Braided monoidal categories and Doi Hopf modules for monoidal Hom-Hopf algebras

TL;DR

This paper develops the theory of Doi Hom-Hopf modules within monoidal Hom-Hopf algebras, establishing conditions for monoidality, constructing braidings, and exploring functors between related categories, with applications to Hom-modules and Hom-Yetter-Drinfeld modules.

Contribution

It introduces Doi Hom-Hopf modules, characterizes monoidal structures, and constructs braidings in these categories, advancing the understanding of Hom-Hopf algebra representations.

Findings

Established conditions for monoidal Doi Hom-Hopf modules

Constructed braiding on the category of Doi Hom-Hopf modules

Applied theory to Hom-modules, Hom-comodules, and Hom-Yetter-Drinfeld modules

Abstract

We first introduce the notion of Doi Hom-Hopf modules and find the sufficient condition for the category of Doi Hom-Hopf modules to be monoidal. Also we obtain the condition for the monoidal Hom-algebra and monoidal Hom-coalgebra to be monoidal Hom-bialgebras.
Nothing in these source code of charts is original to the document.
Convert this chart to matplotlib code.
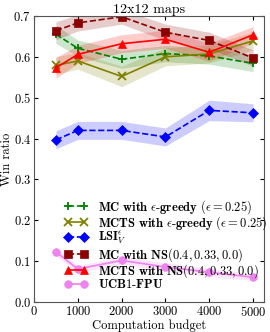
import numpy as np
import matplotlib
matplotlib.use('Agg')
import matplotlib.pyplot as plt

plt.rcParams['font.family'] = 'serif'
plt.rcParams['font.serif'] = ['cmr10', 'DejaVu Serif']
plt.rcParams['mathtext.fontset'] = 'cm'
plt.rcParams['axes.formatter.use_mathtext'] = True
plt.rcParams['axes.unicode_minus'] = False

# computation budgets
budget = [500, 1000, 2000, 3000, 4000, 5000]

# win ratios per method
mc_eps = [0.655, 0.621, 0.594, 0.608, 0.602, 0.584]
mcts_eps = [0.579, 0.590, 0.552, 0.600, 0.607, 0.639]
lsi = [0.397, 0.420, 0.420, 0.404, 0.469, 0.463]
mc_ns = [0.664, 0.683, 0.698, 0.660, 0.640, 0.597]
mcts_ns = [0.573, 0.606, 0.632, 0.643, 0.611, 0.654]
ucb = [0.123, 0.081, 0.102, 0.086, 0.073, 0.061]

# band half widths (read from shading)
mc_eps_err = [0.022, 0.020, 0.022, 0.020, 0.020, 0.020]
mcts_eps_err = [0.022, 0.020, 0.025, 0.022, 0.022, 0.022]
lsi_err = [0.022, 0.022, 0.022, 0.022, 0.025, 0.022]
mc_ns_err = [0.022, 0.020, 0.018, 0.020, 0.020, 0.020]
mcts_ns_err = [0.025, 0.022, 0.022, 0.022, 0.022, 0.020]
ucb_err = [0.010, 0.008, 0.010, 0.010, 0.010, 0.008]

series = [
    (mc_eps, mc_eps_err, r'$\mathbf{MC\ with\ }\epsilon\mathbf{\text{-}greedy}\ (\epsilon=0.25)$', '#008000', '--', '+'),
    (mcts_eps, mcts_eps_err, r'$\mathbf{MCTS\ with\ }\epsilon\mathbf{\text{-}greedy}\ (\epsilon=0.25)$', '#808000', '-', 'x'),
    (lsi, lsi_err, r'$\mathbf{LSI}_V^\epsilon$', '#0000ff', '--', 'D'),
    (mc_ns, mc_ns_err, r'$\mathbf{MC\ with\ NS}(0.4,0.33,0.0)$', '#8b0000', '--', 's'),
    (mcts_ns, mcts_ns_err, r'$\mathbf{MCTS\ with\ NS}(0.4,0.33,0.0)$', '#ff0000', '-', '^'),
    (ucb, ucb_err, r'$\mathbf{UCB1\text{-}FPU}$', '#ee82ee', '-', 'o'),
]

fig = plt.figure(figsize=(2.7, 3.32), dpi=100)
ax = fig.add_axes([0.126, 0.09, 0.852, 0.862])

x = np.array(budget)
for y, e, lab, c, ls, m in series:
    y = np.array(y)
    e = np.array(e)
    ax.fill_between(x, y - e, y + e, color=c, alpha=0.2, linewidth=0)
    if m in ('+', 'x'):
        ms, mew = 6, 1.3
    elif m == 'D':
        ms, mew = 5, 0.5
    else:
        ms, mew = 5.5, 0.5
    ax.plot(x, y, color=c, linestyle=ls, marker=m, markersize=ms,
            markeredgewidth=mew, markeredgecolor=c, linewidth=1.2, label=lab)

ax.set_xlim(0, 5250)
ax.set_ylim(0.0, 0.7)
ax.set_xticks([0, 1000, 2000, 3000, 4000, 5000])
ax.set_yticks([0.0, 0.1, 0.2, 0.3, 0.4, 0.5, 0.6, 0.7])
ax.tick_params(direction='in', top=True, right=True, labelsize=9, length=3, pad=2)
for s in ax.spines.values():
    s.set_color('#555555')
ax.set_xlabel('Computation budget', fontsize=9, labelpad=0)
ax.set_ylabel('Win ratio', fontsize=9, labelpad=0)
ax.set_title('12x12 maps', fontsize=10, pad=2)

ax.legend(loc='lower left', bbox_to_anchor=(0.11, 0.02), frameon=False,
          fontsize=9, numpoints=2, handlelength=1.9, labelspacing=-0.12,
          handletextpad=0.8, borderaxespad=0)

fig.savefig('out.png', dpi=100)
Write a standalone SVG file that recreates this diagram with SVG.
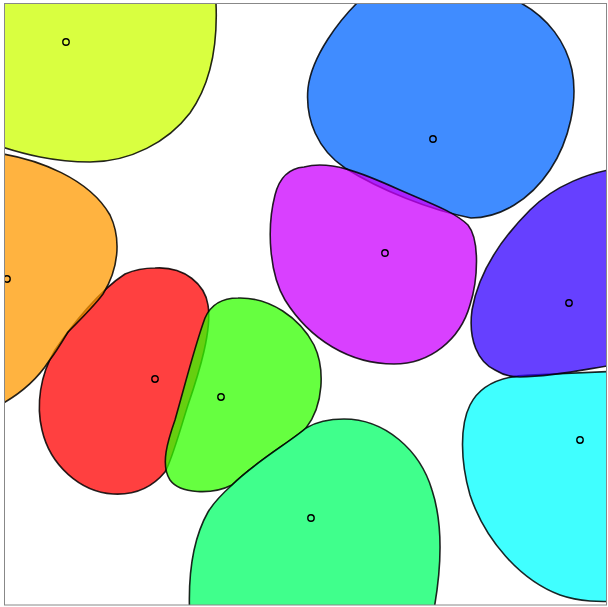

Second, we give the maps between the underlying monoidal Hom-Hopf algebras, Hom-comodule algebras and Hom-module coalgebras give rise to functors between the category of Doi Hom-Hopf modules and study tensor identities for monodial categories of Doi Hom-Hopf modules. Furthermore, we construct a braiding on the category of Doi Hom-Hopf modules. Finally, as an application of our theory, we consider the braiding on the category of Hom-modules, the category of Hom-comodules and the category of Hom-Yetter-Drinfeld modules respectively.